Keyboard shortcuts

Press or to navigate between chapters

Press S or / to search in the book

Press ? to show this help

Press Esc to hide this help

RPC protocol

CLI and supervisor communicate over a single vsock connection (host TCP on macOS, vsock on Linux) using Cap’n Proto RPC in twoparty transport mode.

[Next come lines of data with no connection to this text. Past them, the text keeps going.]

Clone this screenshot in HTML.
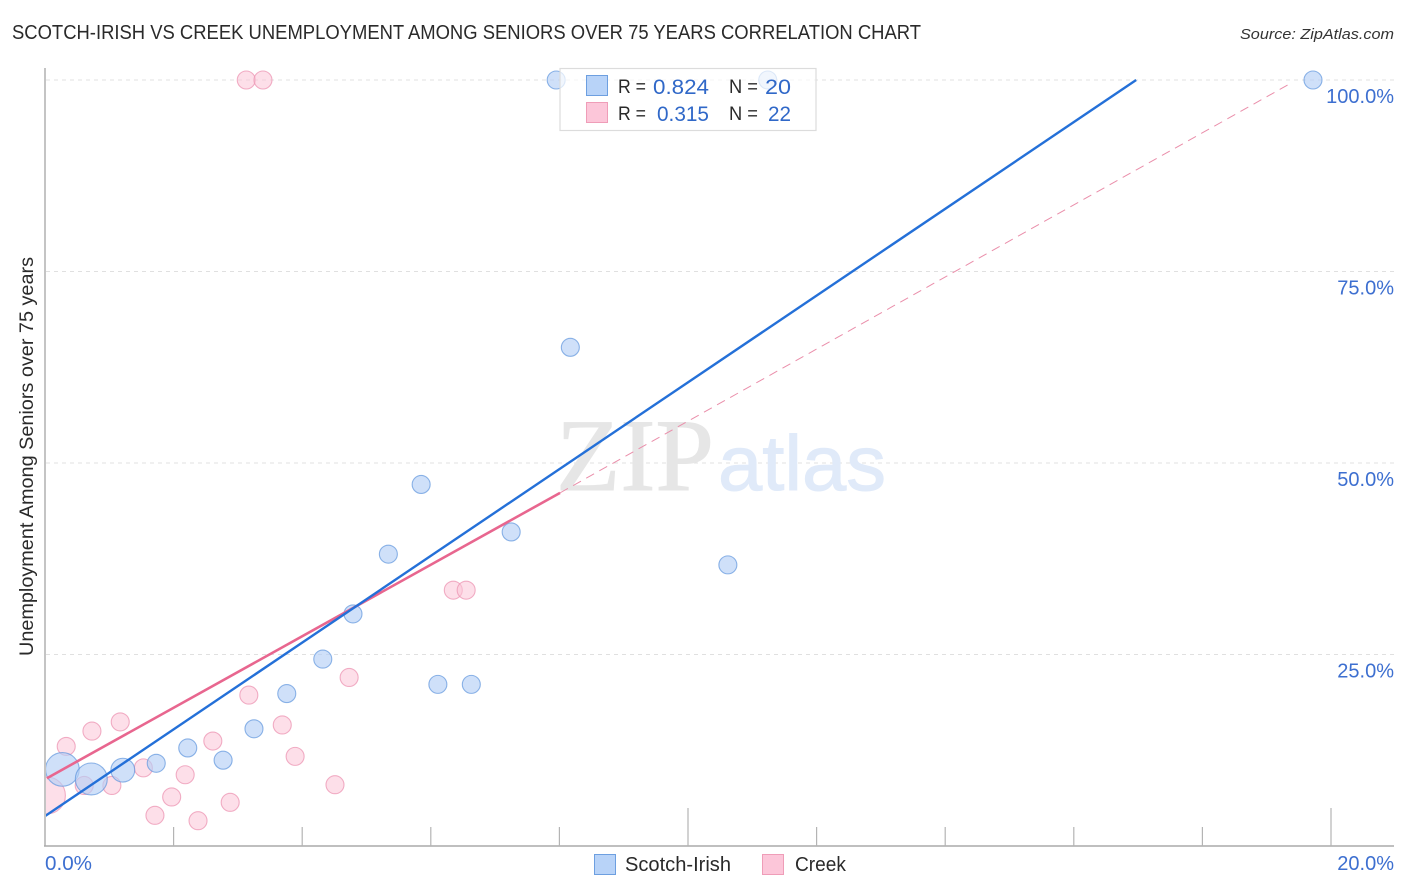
<!DOCTYPE html>
<html lang="en">
<head>
<meta charset="utf-8">
<title>Scotch-Irish vs Creek Unemployment Among Seniors over 75 Years Correlation Chart</title>
<style>
html,body{margin:0;padding:0;background:#fff;}
svg{display:block;font-family:"Liberation Sans",sans-serif;}
</style>
</head>
<body>
<svg id="chart" width="1406" height="892" viewBox="0 0 1406 892" xmlns="http://www.w3.org/2000/svg">
  <defs>
    <clipPath id="plot-clip"><rect x="46" y="60" width="1360" height="786"/></clipPath>
  </defs>
  <text x="12" y="39" font-size="20" fill="#2a2a2a" textLength="909" lengthAdjust="spacingAndGlyphs">SCOTCH-IRISH VS CREEK UNEMPLOYMENT AMONG SENIORS OVER 75 YEARS CORRELATION CHART</text>
  <text x="1394" y="39" font-size="15" font-style="italic" fill="#333" text-anchor="end" textLength="154" lengthAdjust="spacingAndGlyphs">Source: ZipAtlas.com</text>
  <text transform="translate(33,656) rotate(-90)" font-size="19" fill="#2a2a2a" textLength="399" lengthAdjust="spacingAndGlyphs">Unemployment Among Seniors over 75 years</text>

  <g id="grid"></g>

  <g>
    <text x="556" y="490" font-family="'Liberation Serif',serif" font-size="103" fill="#e6e6e6" stroke="#e6e6e6" stroke-width="1" textLength="158" lengthAdjust="spacingAndGlyphs">ZIP</text>
    <text x="718" y="490" font-size="78" fill="#e0eaf9" stroke="#e0eaf9" stroke-width="1" textLength="168" lengthAdjust="spacingAndGlyphs">atlas</text>
  </g>

  <g id="axes"></g>
  <g id="points-creek" clip-path="url(#plot-clip)"></g>
  <g id="points-scotch" clip-path="url(#plot-clip)"></g>
  <g id="trends" clip-path="url(#plot-clip)"></g>
  <g id="labels"></g>

  <g>
    <rect x="560" y="68.5" width="256" height="62" fill="#fff" fill-opacity="0.7" stroke="#dcdcdc" stroke-width="1.2"/>
    <rect x="586.5" y="75.5" width="21" height="20" fill="#b8d3f8" stroke="#6d9fe0" stroke-width="1"/>
    <rect x="586.5" y="102.5" width="21" height="20" fill="#fcc6d9" stroke="#ef9db8" stroke-width="1"/>
    <text x="618" y="93" font-size="19" fill="#2a2a2a" textLength="28" lengthAdjust="spacingAndGlyphs">R =</text>
    <text x="653" y="94" font-size="21" fill="#3068c8" textLength="56" lengthAdjust="spacingAndGlyphs">0.824</text>
    <text x="729" y="93" font-size="19" fill="#2a2a2a" textLength="29" lengthAdjust="spacingAndGlyphs">N =</text>
    <text x="765" y="94" font-size="21" fill="#3068c8" textLength="26" lengthAdjust="spacingAndGlyphs">20</text>
    <text x="618" y="120" font-size="19" fill="#2a2a2a" textLength="28" lengthAdjust="spacingAndGlyphs">R =</text>
    <text x="657" y="121" font-size="21" fill="#3068c8" textLength="52" lengthAdjust="spacingAndGlyphs">0.315</text>
    <text x="729" y="120" font-size="19" fill="#2a2a2a" textLength="29" lengthAdjust="spacingAndGlyphs">N =</text>
    <text x="768" y="121" font-size="21" fill="#3068c8" textLength="23" lengthAdjust="spacingAndGlyphs">22</text>
  </g>

  <g>
    <rect x="594.5" y="854.5" width="21" height="20" fill="#b8d3f8" stroke="#6d9fe0" stroke-width="1"/>
    <text x="625" y="871" font-size="20" fill="#2a2a2a" textLength="106" lengthAdjust="spacingAndGlyphs">Scotch-Irish</text>
    <rect x="762.5" y="854.5" width="21" height="20" fill="#fcc6d9" stroke="#ef9db8" stroke-width="1"/>
    <text x="795" y="871" font-size="20" fill="#2a2a2a" textLength="51" lengthAdjust="spacingAndGlyphs">Creek</text>
  </g>
</svg>
<script>
const yTickValues = [25, 50, 75, 100];
const yTickLabels = ["25.0%", "50.0%", "75.0%", "100.0%"];
const xTickValues = [0, 2, 4, 6, 8, 10, 12, 14, 16, 18, 20];
const xMajorTicks = [0, 10, 20];
const xEndLabels = ["0.0%", "20.0%"];

const scotchX = [0.27, 0.72, 1.21, 1.73, 2.22, 2.77, 3.25, 3.76, 4.32, 4.79, 5.34, 5.85, 6.11, 6.63, 7.25, 7.95, 8.17, 10.62, 11.24, 19.72];
const scotchY = [10.0, 8.75, 9.9, 10.8, 12.8, 11.2, 15.3, 19.9, 24.4, 30.3, 38.1, 47.2, 21.1, 21.1, 41.0, 100, 65.1, 36.7, 100, 100];
const scotchWeight = [3.5, 3.15, 1.75, 1, 1, 1, 1, 1, 1, 1, 1, 1, 1, 1, 1, 1, 1, 1, 1, 1];

const creekX = [0.03, 0.33, 0.73, 1.17, 0.61, 1.04, 1.53, 2.18, 1.71, 1.97, 2.38, 2.88, 2.61, 3.17, 3.69, 3.89, 4.51, 4.73, 6.35, 6.55, 3.13, 3.39];
const creekY = [6.6, 13.0, 15.0, 16.2, 7.9, 7.9, 10.2, 9.3, 4.0, 6.4, 3.3, 5.7, 13.7, 19.7, 15.8, 11.7, 8.0, 22.0, 33.4, 33.4, 100, 100];
const creekWeight = [4.2, 1, 1, 1, 1, 1, 1, 1, 1, 1, 1, 1, 1, 1, 1, 1, 1, 1, 1, 1, 1, 1];

const scotchTrendX = [0, 16.97];
const scotchTrendY = [3.9, 100];
const creekTrendX = [0.03, 8.01];
const creekTrendY = [8.85, 46.1];
const creekProjectionX = [8.01, 19.38];
const creekProjectionY = [46.1, 99.6];

const NS = 'http://www.w3.org/2000/svg';
const xAxis = v => 45 + v * 64.3;
const yAxis = v => 846 - v * 7.66;
const rScale = w => 9 * Math.sqrt(w);

function make(tag, attrs, parent) {
  const el = document.createElementNS(NS, tag);
  for (const k in attrs) el.setAttribute(k, attrs[k]);
  parent.appendChild(el);
  return el;
}

const gridG = document.getElementById('grid');
const axesG = document.getElementById('axes');
const labelsG = document.getElementById('labels');
const scotchG = document.getElementById('points-scotch');
const creekG = document.getElementById('points-creek');
const trendsG = document.getElementById('trends');

yTickValues.forEach((v, i) => {
  const line = make('line', {x1: 46, x2: 1394, y1: yAxis(v), y2: yAxis(v), stroke: '#e0e0e0', 'stroke-width': 1, 'stroke-dasharray': '4 4'}, gridG);
  
  
  const label = make('text', {x: 1394, y: yAxis(v) + 23, 'font-size': 20, fill: '#3d6fd0', 'text-anchor': 'end'}, labelsG);
  label.textContent = yTickLabels[i];
  
  
});

const yLine = make('line', {x1: 45, x2: 45, y1: 68, y2: 846, stroke: '#aaaaaa', 'stroke-width': 1.4}, axesG);


const xLine = make('line', {x1: 44, x2: 1394, y1: 846, y2: 846, stroke: '#aaaaaa', 'stroke-width': 1.4}, axesG);



xTickValues.forEach(v => {
  if (v === 0) return;
  const top = xMajorTicks.includes(v) ? 808 : 827;
  const tick = make('line', {x1: xAxis(v), x2: xAxis(v), y1: top, y2: 846, stroke: '#b4b4b4', 'stroke-width': 1.2}, axesG);
  
  
});

const xStart = make('text', {x: 45, y: 870, 'font-size': 20, fill: '#3d6fd0', textLength: 47, lengthAdjust: 'spacingAndGlyphs'}, labelsG);
xStart.textContent = xEndLabels[0];


const xEnd = make('text', {x: 1394, y: 870, 'font-size': 20, fill: '#3d6fd0', 'text-anchor': 'end'}, labelsG);
xEnd.textContent = xEndLabels[1];



creekX.forEach((x, i) => {
  const c = make('circle', {cx: xAxis(x), cy: yAxis(creekY[i]), r: rScale(creekWeight[i]), fill: '#fbc4d7', 'fill-opacity': 0.55, stroke: '#ee9ab6', 'stroke-opacity': 0.8, 'stroke-width': 1.1}, creekG);
  
  
});

scotchX.forEach((x, i) => {
  const c = make('circle', {cx: xAxis(x), cy: yAxis(scotchY[i]), r: rScale(scotchWeight[i]), fill: '#b5d0f6', 'fill-opacity': 0.65, stroke: '#5f95dd', 'stroke-opacity': 0.7, 'stroke-width': 1.1}, scotchG);
  
  
});

const projection = make('line', {x1: xAxis(creekProjectionX[0]), y1: yAxis(creekProjectionY[0]), x2: xAxis(creekProjectionX[1]), y2: yAxis(creekProjectionY[1]), stroke: '#ea8eaa', 'stroke-width': 1, 'stroke-dasharray': '9 6'}, trendsG);


const creekTrend = make('line', {x1: xAxis(creekTrendX[0]), y1: yAxis(creekTrendY[0]), x2: xAxis(creekTrendX[1]), y2: yAxis(creekTrendY[1]), stroke: '#e8668f', 'stroke-width': 2.6}, trendsG);


const scotchTrend = make('line', {x1: xAxis(scotchTrendX[0]), y1: yAxis(scotchTrendY[0]), x2: xAxis(scotchTrendX[1]), y2: yAxis(scotchTrendY[1]), stroke: '#2470d8', 'stroke-width': 2.4}, trendsG);


</script>
</body>
</html>
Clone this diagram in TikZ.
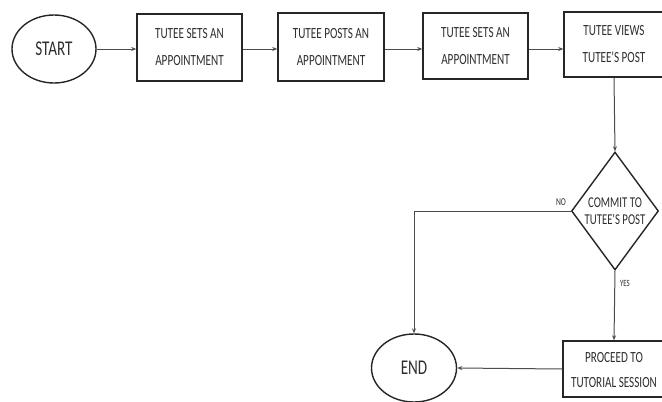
\documentclass[tikz,border=0pt]{standalone}
\usepackage{fontspec}
\newfontfamily\cf[FakeStretch=0.72]{Carlito}
\usetikzlibrary{shapes.geometric,arrows.meta}
\begin{document}
\begin{tikzpicture}[x=1pt,y=-1pt,
  boxtext/.style={font=\cf\fontsize{15.5}{27}\selectfont, text=black!82, align=center},
  procbox/.style={draw=black!85, line width=1.5pt, rectangle, minimum width=#1, inner sep=0pt},
  term/.style={draw=black!85, line width=1.4pt, ellipse, minimum width=84pt, minimum height=68pt, inner sep=0pt, font=\cf\fontsize{21}{24}\selectfont, text=black!82},
  conn/.style={draw=black!70, line width=1pt, -{Stealth[length=5pt,width=4pt]}},
  lbl/.style={font=\cf\fontsize{10.5}{12}\selectfont, text=black!82}]
\useasboundingbox (0,0) rectangle (662,402);
\fill[white] (0,0) rectangle (662,402);

\node[term] (start) at (54,49) {START};
\node[procbox=105pt, minimum height=67pt] (b1) at (189.5,47.5) {};
\node[boxtext] at (b1) {TUTEE SETS AN\\APPOINTMENT};
\node[procbox=106pt, minimum height=68pt] (b2) at (331,47) {};
\node[boxtext] at (b2) {TUTEE POSTS AN\\APPOINTMENT};
\node[procbox=105pt, minimum height=66pt] (b3) at (475.5,46) {};
\node[boxtext] at (b3) {TUTEE SETS AN\\APPOINTMENT};
\node[procbox=100pt, minimum height=65pt] (b4) at (614,44.5) {};
\node[boxtext] at (b4) {TUTEE VIEWS\\TUTEE'S POST};

\node[draw=black!85, line width=1.4pt, diamond, minimum width=87pt, minimum height=118pt, inner sep=0pt] (d) at (615,211) {};
\node[font=\cf\fontsize{15}{17}\selectfont, text=black!82, align=center] at (d) {COMMIT TO\\TUTEE'S POST};

\node[term, minimum width=85pt] (e) at (414,368) {END};
\node[procbox=102pt, minimum height=56pt] (b5) at (614,369) {};
\node[font=\cf\fontsize{15.5}{25}\selectfont, text=black!82, align=center] at (614,370) {PROCEED TO\\TUTORIAL SESSION};

\draw[conn] (start.east) -- (start.east -| b1.west);
\draw[conn] (b1.east |- start.east) -- (b2.west |- start.east);
\draw[conn] (b2.east |- start.east) -- (b3.west |- start.east);
\draw[conn] (b3.east |- start.east) -- (b4.west |- start.east);
\draw[conn] (b4.south) -- (d.north);
\draw[conn] (d.west) -| (e.north);
\draw[conn] (d.south) -- (b5.north);
\draw[conn] (b5.west) -- (e.east);

\node[lbl] (no) at (561,202) {NO};
\node[lbl, font=\cf\fontsize{9.5}{11}\selectfont] (yes) at (625,283) {YES};
\end{tikzpicture}
\end{document}
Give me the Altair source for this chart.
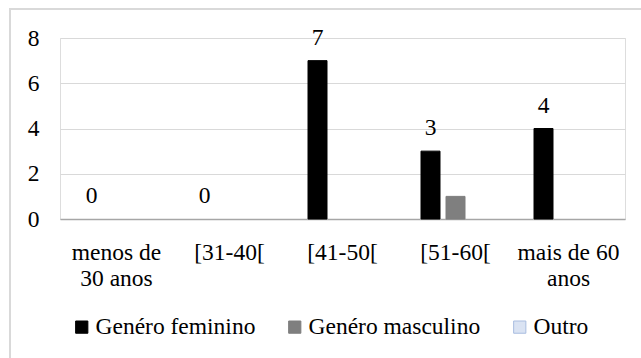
import json
import altair as alt
import pandas as pd

# Age groups and respondent counts per gender
categories = ["menos de 30 anos", "[31-40[", "[41-50[", "[51-60[", "mais de 60 anos"]
category_lines = [["menos de", "30 anos"], ["[31-40["], ["[41-50["], ["[51-60["], ["mais de 60", "anos"]]
series = ["Genéro feminino", "Genéro masculino", "Outro"]
feminino = [0, 0, 7, 3, 4]
masculino = [0, 0, 0, 1, 0]
outro = [0, 0, 0, 0, 0]

fill_colors = ["#000000", "#7f7f7f", "#dae3f3"]
stroke_colors = ["#000000", "#7f7f7f", "#a9bde0"]
FONT = "Liberation Serif"
FS = 23.5

rows = []
for name, values in zip(series, [feminino, masculino, outro]):
    for cat, v in zip(categories, values):
        rows.append({"faixa": cat, "serie": name, "valor": v})
df = pd.DataFrame(rows)

# Wrapped tick labels for the age groups
label_map = json.dumps(dict(zip(categories, category_lines)), ensure_ascii=False)
label_expr = f"{label_map}[datum.label]"

x_enc = alt.X(
    "faixa:N",
    sort=categories,
    scale=alt.Scale(paddingInner=0, paddingOuter=0),
    axis=alt.Axis(
        title=None,
        labelAngle=0,
        ticks=False,
        domainColor="#a6a6a6",
        domainWidth=1.5,
        labelFont=FONT,
        labelFontSize=FS,
        labelColor="#000000",
        labelPadding=40,
        labelBaseline="alphabetic",
        labelLineHeight=26,
        labelLimit=300,
        labelExpr=label_expr,
        grid=False,
    ),
)
xoff = alt.XOffset(
    "serie:N",
    sort=series,
    scale=alt.Scale(domain=series, paddingInner=0.24, paddingOuter=0.88),
)
y_enc = alt.Y(
    "valor:Q",
    scale=alt.Scale(domain=[0, 8]),
    axis=alt.Axis(
        title=None,
        values=[0, 2, 4, 6, 8],
        ticks=False,
        domain=False,
        gridColor="#d9d9d9",
        gridWidth=1.2,
        labelFont=FONT,
        labelFontSize=FS,
        labelColor="#000000",
        labelPadding=21,
    ),
)

base = alt.Chart(df)

bars = (
    base.transform_filter("datum.valor > 0")
    .mark_bar(strokeWidth=1)
    .encode(
        x=x_enc,
        xOffset=xoff,
        y=y_enc,
        fill=alt.Fill(
            "serie:N",
            sort=series,
            scale=alt.Scale(domain=series, range=fill_colors),
            legend=alt.Legend(
                title=None,
                orient="none",
                direction="horizontal",
                legendX=10,
                legendY=277,
                symbolType="square",
                symbolSize=150,
                symbolStrokeWidth=1,
                labelFont=FONT,
                labelFontSize=FS,
                labelColor="#000000",
                labelOffset=2,
                labelLimit=300,
                columnPadding=27,
                padding=0,
            ),
        ),
        stroke=alt.Stroke(
            "serie:N",
            sort=series,
            scale=alt.Scale(domain=series, range=stroke_colors),
            legend=None,
        ),
    )
)

labels = (
    base.transform_filter(alt.datum.serie == series[0])
    .mark_text(font=FONT, fontSize=FS, color="#000000", baseline="alphabetic", dy=-16)
    .encode(x=x_enc, xOffset=xoff, y=y_enc, text="valor:Q")
)

# Light frame around the whole chart
frame = (
    alt.Chart(alt.Data(values=[{}]))
    .mark_rect(fill="transparent", stroke="#d9d9d9", strokeWidth=2)
    .encode(
        x=alt.value(-50),
        x2=alt.value(700),
        y=alt.value(-29),
        y2=alt.value(400),
    )
)

chart = (
    alt.layer(frame, bars, labels)
    .properties(
        width=565,
        height=181,
        autosize=alt.AutoSizeParams(type="none"),
        padding={"left": 60, "top": 38, "right": 16, "bottom": 139},
    )
    .configure_view(stroke="#d9d9d9", strokeWidth=1.2)
    .configure(background="#ffffff", font=FONT)
)

chart.save("out.html", embed_options={"renderer": "svg", "actions": False})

Supervisor listens, CLI connects. The CLI polls the vsock port after VM boot until the supervisor is ready. This avoids implementing callback delegates in the host virtualization API.

Why Cap’n Proto

Two properties of Cap’n Proto made it a much better fit for this design than a more conventional IDL (gRPC/protobuf, JSON-RPC, bespoke framing):

  • Zero-copy wire format. Messages are already in their in-memory layout when they hit the socket — no parse step, no allocation per field. For the stdio hot path (every keystroke and every chunk of container output crosses the vsock) this matters: there’s no decode tax on top of vsock latency.
  • Remote interfaces (capabilities). Cap’n Proto RPC is object- capability style: an RPC argument can itself be an interface reference the other side can call back through. airlock leans on this hard — Supervisor.start(...) takes a Stdin capability and a NetworkProxy capability as arguments, and the supervisor calls methods on them instead of opening its own egress. There’s no URL, no port, no service discovery: the host chose to hand over a specific capability and that’s the only thing the VM can invoke. This is how “the VM has no way out except what the host explicitly grants” is enforced at the protocol level, not by convention.
  • Built-in pipelining and interleaving. Many concurrent calls and streaming results share the same connection without any multiplexing glue of our own. stdio polling, the Stdin read loop, stats polling, deny notifications, and every outbound TCP proxy session run simultaneously over a single socket. Writing this on top of a request/response RPC would mean reinventing multiplexing.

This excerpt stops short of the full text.